You could almost “feel” the rumble from its churning, sour belly of hot magma.

The Caldera

Old Faithful erupting, Yellowstone National Park, Wyoming

Old Faithful erupting in Yellowstone National Park, Wyoming.

Given Yellowstone’s volcanic history and the continued presence of magma beneath the Yellowstone caldera, we cannot discount the possibility of an eruption occurring in the future.

The question everyone asks is “when?” No one knows the answer to this, but scientists do know that the last major eruption at Yellowstone was 400,000 years ago – just a blink in geologic time.

The History

Yellowstone’s 2-million-year history of volcanism mixed with the tremendous amount of heat that flows under Yellowstone today, reminds us that magma beneath Yellowstone can reach a point of volcanic activity anytime – especially when we continue to see more recent earthquakes.


The first signs of an eruption at the caldera will more than likely begin as steam blasts or hydrothermal increases in activity. These produce shallow reservoirs of steam or hot water rather than flows of molten rock. These are the sources of Yellowstone’s famous hot springs and geysers, like Old Faithful.

Then, we will begin to see small explosive eruptions that throw ash, pumice, and molten lava into the surrounding environment.  The worst case scenario will be if another catastrophic caldera-forming eruption were to occur like it did 400,000 years ago.

For now, just watch for the earthquakes rumbling beneath this magnificent wildlife area, and when the steam begins to ramp up the geysers, start looking a bit more closely.





Large Alaska Quakes Are At It Again

A map of Alaska

Atka, Alaska is on the Alaskan Aleutian Island Chain located on the Pacific Ring of Fire.

If you want some excitement in your life, go to the hamlet of Atka, Alaska. So far this month, Atka has had several powerful earthquakes, and the small community has a volcano just outside its city limits.

Who needs cable television?

Last week, Alaska and Canada both had a round of powerful earthquakes, and the volcanoes along the Aleutian Islands in Alaska are building up pressure.

Atka Earthquakes

Today, Saturday September 14, 2013, Atka is at it again – there have been 5 earthquakes (so far) over 5.0 magnitude that occurred within an hour.

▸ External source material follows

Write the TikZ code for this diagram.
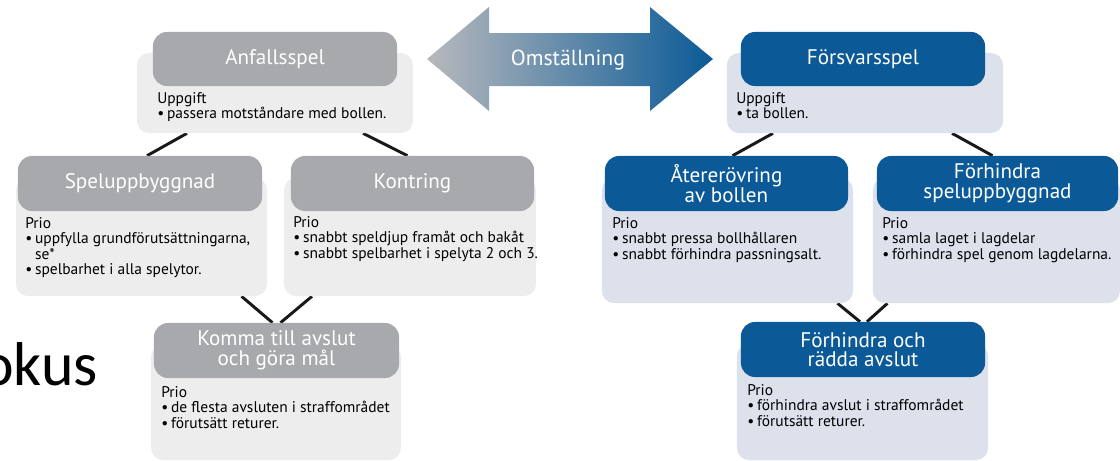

Merely 10 days before, on Wednesday September 4, 2013, a 6.5 magnitude quake struck in the same location southwest of Atka.

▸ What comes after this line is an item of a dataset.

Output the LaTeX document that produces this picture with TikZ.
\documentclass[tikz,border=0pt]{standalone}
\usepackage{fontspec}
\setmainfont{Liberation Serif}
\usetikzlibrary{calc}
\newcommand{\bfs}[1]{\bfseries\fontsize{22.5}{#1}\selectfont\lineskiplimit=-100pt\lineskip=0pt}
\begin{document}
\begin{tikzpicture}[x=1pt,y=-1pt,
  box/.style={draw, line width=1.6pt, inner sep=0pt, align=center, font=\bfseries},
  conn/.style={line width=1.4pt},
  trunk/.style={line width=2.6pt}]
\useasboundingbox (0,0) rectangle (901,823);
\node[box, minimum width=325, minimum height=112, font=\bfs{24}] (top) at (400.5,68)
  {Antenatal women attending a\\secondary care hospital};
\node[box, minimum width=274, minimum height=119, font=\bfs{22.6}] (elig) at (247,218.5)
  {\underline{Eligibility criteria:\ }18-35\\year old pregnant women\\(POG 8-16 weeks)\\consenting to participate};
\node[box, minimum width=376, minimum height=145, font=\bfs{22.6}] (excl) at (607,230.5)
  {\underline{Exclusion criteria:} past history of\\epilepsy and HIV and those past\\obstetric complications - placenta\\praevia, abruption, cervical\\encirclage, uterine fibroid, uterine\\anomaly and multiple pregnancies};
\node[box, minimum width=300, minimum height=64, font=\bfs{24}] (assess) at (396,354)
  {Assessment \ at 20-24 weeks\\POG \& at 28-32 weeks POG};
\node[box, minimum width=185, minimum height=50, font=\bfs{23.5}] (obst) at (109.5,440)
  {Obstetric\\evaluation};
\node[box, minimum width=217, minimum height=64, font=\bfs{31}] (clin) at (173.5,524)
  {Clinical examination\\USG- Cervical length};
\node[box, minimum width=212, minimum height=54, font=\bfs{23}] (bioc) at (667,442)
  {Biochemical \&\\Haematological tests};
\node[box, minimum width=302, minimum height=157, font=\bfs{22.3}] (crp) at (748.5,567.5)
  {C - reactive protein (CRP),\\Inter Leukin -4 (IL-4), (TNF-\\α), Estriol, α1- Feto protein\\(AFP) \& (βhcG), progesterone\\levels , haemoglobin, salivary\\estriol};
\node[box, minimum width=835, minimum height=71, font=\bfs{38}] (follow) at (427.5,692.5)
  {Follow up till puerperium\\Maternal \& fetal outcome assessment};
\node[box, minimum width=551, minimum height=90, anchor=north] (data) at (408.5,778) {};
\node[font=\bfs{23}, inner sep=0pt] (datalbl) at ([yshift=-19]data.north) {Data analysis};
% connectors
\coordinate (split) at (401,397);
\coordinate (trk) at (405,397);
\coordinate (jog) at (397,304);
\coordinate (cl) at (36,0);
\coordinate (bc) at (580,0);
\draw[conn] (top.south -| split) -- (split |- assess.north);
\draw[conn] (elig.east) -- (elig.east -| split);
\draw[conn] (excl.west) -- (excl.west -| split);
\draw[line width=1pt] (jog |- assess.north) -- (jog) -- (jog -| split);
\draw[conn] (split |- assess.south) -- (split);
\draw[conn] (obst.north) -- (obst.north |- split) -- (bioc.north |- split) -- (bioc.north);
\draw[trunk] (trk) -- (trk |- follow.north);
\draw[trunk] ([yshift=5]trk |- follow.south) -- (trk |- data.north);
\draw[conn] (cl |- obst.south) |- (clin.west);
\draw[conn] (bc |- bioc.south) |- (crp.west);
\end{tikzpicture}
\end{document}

The following quakes occurred on Saturday southwest of Atka, all within an hour:

  1. 5.0
  2. 5.4
  3. 5.8
  4. 5.3
  5. 5.2

Atka Volcanoes

Atka volcano is the largest volcanic center in the central Aleutians, and is surrounded by 8 satellitic volcanoes.

Korovin volcano is the highest point on Atka Island along the Aleutian Islands chain. Korovin is a side vent to the main Atka shield volcano, and is the highest point on the island.

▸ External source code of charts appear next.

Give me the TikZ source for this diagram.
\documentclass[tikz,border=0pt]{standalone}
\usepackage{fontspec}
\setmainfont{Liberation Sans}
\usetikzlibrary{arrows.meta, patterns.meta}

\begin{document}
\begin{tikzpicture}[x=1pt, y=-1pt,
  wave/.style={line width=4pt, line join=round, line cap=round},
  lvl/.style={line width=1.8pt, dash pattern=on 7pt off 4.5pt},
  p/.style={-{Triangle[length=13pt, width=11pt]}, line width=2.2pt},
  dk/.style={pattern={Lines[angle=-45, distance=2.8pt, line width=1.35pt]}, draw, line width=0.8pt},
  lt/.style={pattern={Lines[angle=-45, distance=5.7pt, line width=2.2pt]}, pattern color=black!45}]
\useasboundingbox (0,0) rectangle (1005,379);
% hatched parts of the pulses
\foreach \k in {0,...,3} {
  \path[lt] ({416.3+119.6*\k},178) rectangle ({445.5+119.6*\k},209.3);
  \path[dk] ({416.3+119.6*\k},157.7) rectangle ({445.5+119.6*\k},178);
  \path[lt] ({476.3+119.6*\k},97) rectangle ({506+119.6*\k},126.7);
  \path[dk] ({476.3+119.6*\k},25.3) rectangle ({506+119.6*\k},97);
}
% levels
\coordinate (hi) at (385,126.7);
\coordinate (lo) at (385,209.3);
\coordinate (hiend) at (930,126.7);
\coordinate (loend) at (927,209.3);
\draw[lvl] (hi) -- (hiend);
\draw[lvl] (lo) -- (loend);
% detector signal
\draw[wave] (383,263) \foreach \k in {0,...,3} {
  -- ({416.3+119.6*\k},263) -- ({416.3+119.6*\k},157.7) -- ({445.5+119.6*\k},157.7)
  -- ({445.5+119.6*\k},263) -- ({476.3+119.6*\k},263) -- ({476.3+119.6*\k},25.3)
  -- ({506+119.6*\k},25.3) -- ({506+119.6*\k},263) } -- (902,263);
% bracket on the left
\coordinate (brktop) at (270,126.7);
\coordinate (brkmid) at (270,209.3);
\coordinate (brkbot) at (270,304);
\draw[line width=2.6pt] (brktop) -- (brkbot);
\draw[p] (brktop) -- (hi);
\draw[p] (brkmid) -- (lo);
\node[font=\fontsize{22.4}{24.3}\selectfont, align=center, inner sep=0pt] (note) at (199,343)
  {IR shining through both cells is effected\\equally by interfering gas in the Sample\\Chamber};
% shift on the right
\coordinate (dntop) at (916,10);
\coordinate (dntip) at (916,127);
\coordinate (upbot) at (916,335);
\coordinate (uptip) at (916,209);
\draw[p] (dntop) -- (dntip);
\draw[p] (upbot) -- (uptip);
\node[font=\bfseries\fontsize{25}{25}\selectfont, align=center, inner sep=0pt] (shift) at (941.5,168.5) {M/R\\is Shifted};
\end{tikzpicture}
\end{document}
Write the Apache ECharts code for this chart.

Korovin last erupted in 2006, but with earthquake activity increasiing around Atka today, I’d expect some volcanic activity to follow.

Alaska Volcanoes

A picture of the White Island volcano

Volcanic eruptions are increasing along the Alaskan Peninsula.

Two of Alaska’s most active volcanoes—Pavlof and Cleveland—are currently erupting.

Located close to the western end of the Alaska Peninsula, Pavlof is one of the most active volcanoes in the Aleutian arc, having erupted more than 40 times since the late 1700’s. Pavlof has been erupting since May 13, 2013.

Keep a watchful eye on our 49th State. Alaska is rockin’ and rollin’ and heatin’ up these days.